Where Most Multi Agent Builds Go Wrong
The most common mistake is decomposing a task because decomposing feels rigorous, not because it solves a real problem. I have seen teams build five-agent pipelines for workflows a single agent with three tool calls handled cleanly. The multi agent version was slower, harder to debug, and produced no measurable quality improvement.
The second mistake is under-investing in the orchestrator. The orchestrator agent is the hardest part to get right. It has to decide what to delegate, to whom, with what context, and how to handle failures from subagents. A weak orchestrator turns a well-designed agent network into a confused one. Most tutorials show you how to wire agents together and give you a toy orchestrator. Shipping one that handles partial failures, ambiguous outputs, and real-world inputs without collapsing is non-trivial work.
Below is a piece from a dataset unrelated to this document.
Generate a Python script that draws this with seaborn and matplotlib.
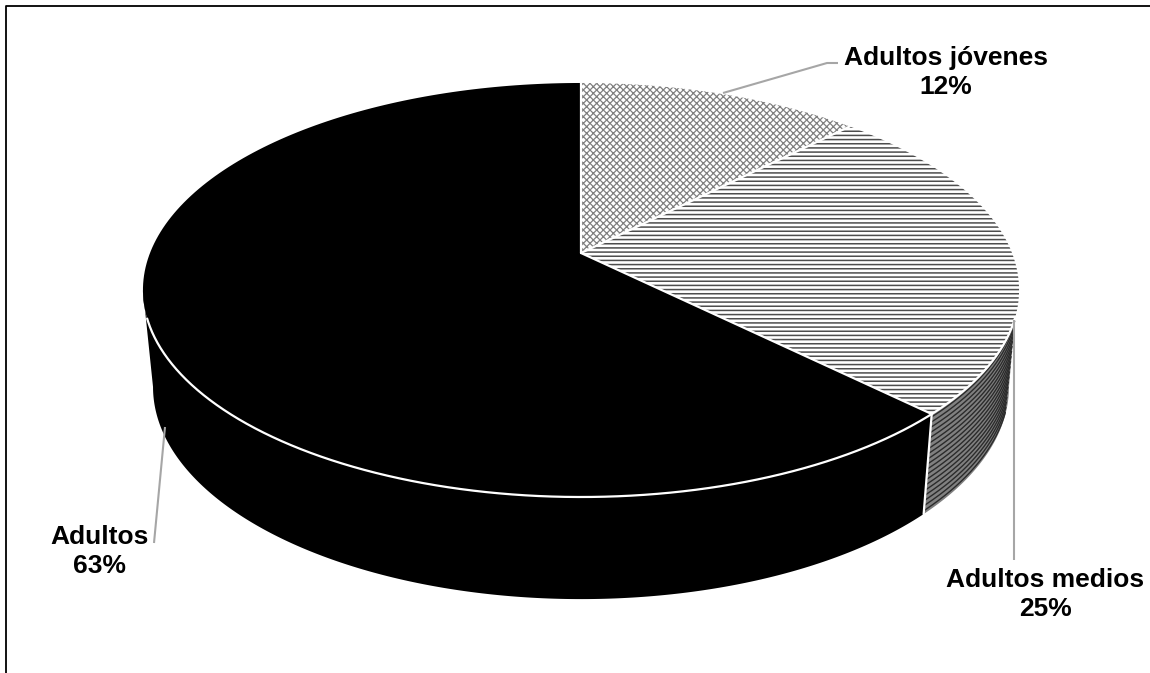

The third mistake is treating agent handoffs as lossless. Context compresses when you pass summaries between agents instead of full state. The receiving agent works with less information than the sending agent had. Sometimes this is fine; often it introduces subtle errors that are hard to catch because each agent looks correct in isolation.
How to Wire These Systems When You Have To
When you have genuinely cleared the checklist, a few patterns hold up in production.
Keep orchestrators thin. An orchestrator agent should decide what to do, not do work itself. Mixing orchestration and execution in one agent makes the failure surface ambiguous.
Give subagents narrow, typed interfaces. A subagent that accepts well-defined structured input and returns well-defined structured output is testable in isolation. If a subagent accepts free-form text and returns free-form text, you cannot verify it without running the whole pipeline.
Build tracing from day one. Log what each agent received, what it returned, how long it took, and what tools it called. This is not optional plumbing; it is the only way you will improve the system after deployment. Agent observability is where most production builds fall down, because teams add it as an afterthought.
Test each agent independently before testing the pipeline. A bug in agent two is much harder to find inside a five-step chain than it is in a unit test that sends a known input to agent two and checks the output.
The systems worth building are the ones where multiple agents genuinely solve a problem a single agent cannot. That bar is real. Clear it before you start wiring.